Three whole days and nights we had been together, satisfied with our kisses, happy just being in love, but with our goodnight kisses, little sweetheart, did you know how desperately I was longing to keep you with me? Your bedroom became a symbol, and I knew that one night soon I must step across the threshold and reclaim my wife….But there was no hurry, I loved your delicacy, your sensitivity about it all…content just to be with me. And then one evening I came and found you looking at an album of stills of our work and suddenly you were facing me, speaking my name, so gently, so sweetly, I almost wept. And it was at that moment that I knew I would never have the strength to leave you alone this night.

I dreamed it would be like this. But this night you were intoxicating beyond my fondest dreams so wonderful how I wanted to forever keep your lips to mine….And then you said, ‘You’re making me dizzy’ But dearest, that is just what I wanted you to say…did you know I understand all your secrets so well?…I loved the hard way you were trying to keep repressed your rising emotions. We had been together three whole days and nights without allowing this to happen it was all the sweeter for the waiting. I crossed with you to your bedroom door, do you remember? And suddenly I knew that I had to make you give me an invitation. Not by one word had you given me any sign that you wanted me in that bedroom with you — no, your delicate lady-like manner never would — so that’s why I wanted to make you. I stooped to kiss you and found you powerless to utter a word you were at the breaking point. And then I said goodnight, hoping, oh how I was hoping, you wouldn’t disappoint me. I felt your numb little fingers cling to mine, and you whispered my name … with joy in my heart I lifted my darling in my arms and carried her to my own bedroom and gathered you in heaven’s own earthly bliss. And dearest, did you know you were a very intoxicated little girl?…The curve of your white little breast … that intimate glorious part of you … that magic evening … I remember telling you that you belonged to me that I would never let you go.
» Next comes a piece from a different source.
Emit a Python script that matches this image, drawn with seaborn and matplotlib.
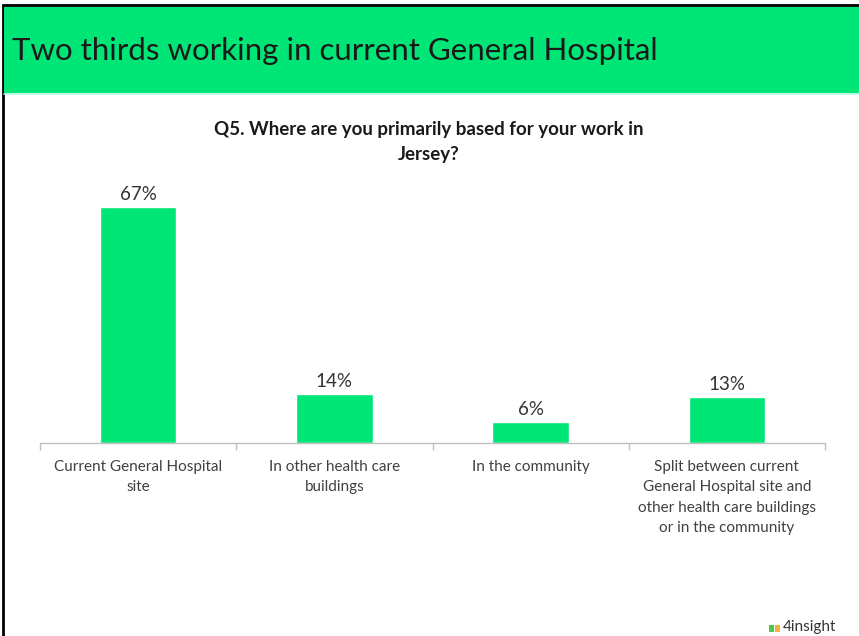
import matplotlib
matplotlib.use("Agg")
import matplotlib.pyplot as plt
from matplotlib.patches import Rectangle
from matplotlib.lines import Line2D
import seaborn as sns
import pandas as pd

# Survey results
categories = [
    "Current General Hospital\nsite",
    "In other health care\nbuildings",
    "In the community",
    "Split between current\nGeneral Hospital site and\nother health care buildings\nor in the community",
]
shares = [67, 14, 6, 13]

slide_title = "Two thirds working in current General Hospital"
question = "Q5. Where are you primarily based for your work in\nJersey?"

GREEN = "#00E676"
W, H = 859, 636

sns.set_theme(style="white")
plt.rcParams["font.family"] = ["Lato", "DejaVu Sans"]

fig = plt.figure(figsize=(W / 100, H / 100), dpi=100)
fig.patch.set_facecolor("white")

def fx(px):
    return px / W

def fy(py):
    return 1 - py / H

# Slide frame and header band
fig.add_artist(Rectangle((fx(3), fy(H + 20)), fx(W + 20), fy(5) - fy(H + 20),
                         transform=fig.transFigure, facecolor="none",
                         edgecolor="black", linewidth=2.0))
fig.add_artist(Rectangle((fx(4), fy(93)), fx(W), fy(7) - fy(93),
                         transform=fig.transFigure, facecolor=GREEN,
                         edgecolor="none"))
fig.add_artist(Line2D([fx(4), 1], [fy(94), fy(94)], transform=fig.transFigure,
                      color="#B8F5E4", linewidth=1.2))
fig.text(fx(12), fy(51), slide_title, fontsize=22.5, color="#1a1a1a",
         ha="left", va="center")

# Chart question
fig.text(fx(429), fy(142), question, fontsize=13.5, fontweight="bold",
         color="#1a1a1a", ha="center", va="center", linespacing=1.6)

# Bar chart
df = pd.DataFrame({"where": categories, "share": shares})
ax = fig.add_axes([fx(40), fy(443), fx(825) - fx(40), fy(180) - fy(443)])
sns.barplot(data=df, x="where", y="share", color=GREEN, width=0.39,
            saturation=1, ax=ax)
ax.set_ylim(0, 263 / 3.52)
ax.set_xlim(-0.5, len(categories) - 0.5)

for container in ax.containers:
    ax.bar_label(container, labels=[f"{v}%" for v in shares], padding=3,
                 fontsize=13.5, color="#333333")

for side in ["top", "right", "left"]:
    ax.spines[side].set_visible(False)
ax.spines["bottom"].set_color("#BFBFBF")
ax.spines["bottom"].set_linewidth(1.0)
ax.set_yticks([])
ax.set_xlabel("")
ax.set_ylabel("")

# Tick marks at category boundaries, labels centred under bars
ax.set_xticks([i - 0.5 for i in range(len(categories) + 1)], minor=False)
ax.set_xticklabels([])
ax.tick_params(axis="x", which="major", length=5, width=1, color="#BFBFBF",
               direction="out", bottom=True)
ax.set_xticks(range(len(categories)), minor=True)
ax.set_xticklabels(categories, minor=True, fontsize=11, color="#404040",
                   linespacing=1.6)
ax.tick_params(axis="x", which="minor", length=0, pad=12)
for lbl in ax.get_xticklabels(minor=True):
    lbl.set_verticalalignment("top")

# Footer logo
fig.text(fx(783), fy(627), "4insight", fontsize=11, color="#333333",
         ha="left", va="center")
fig.add_artist(Rectangle((fx(769), fy(632)), fx(5), fy(625) - fy(632),
                         transform=fig.transFigure, facecolor="#4CC94C",
                         edgecolor="none"))
fig.add_artist(Rectangle((fx(775), fy(632)), fx(5), fy(625) - fy(632),
                         transform=fig.transFigure, facecolor="#F5B041",
                         edgecolor="none"))

fig.savefig("out.png", dpi=100, facecolor="white")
Oh my darling, what a mistress for a man’s home. I closed my eyes and imagined you presiding at my table when we entertain our friends. How proud I shall be. In all the world there never will have been a man so proud.

—-

At the end of the self-styled honeymoon Nelson and Jeanette went their separate ways. With renewed urgency they tackled the matter at hand: how could they finally free themselves from the disaster they’d made of their lives?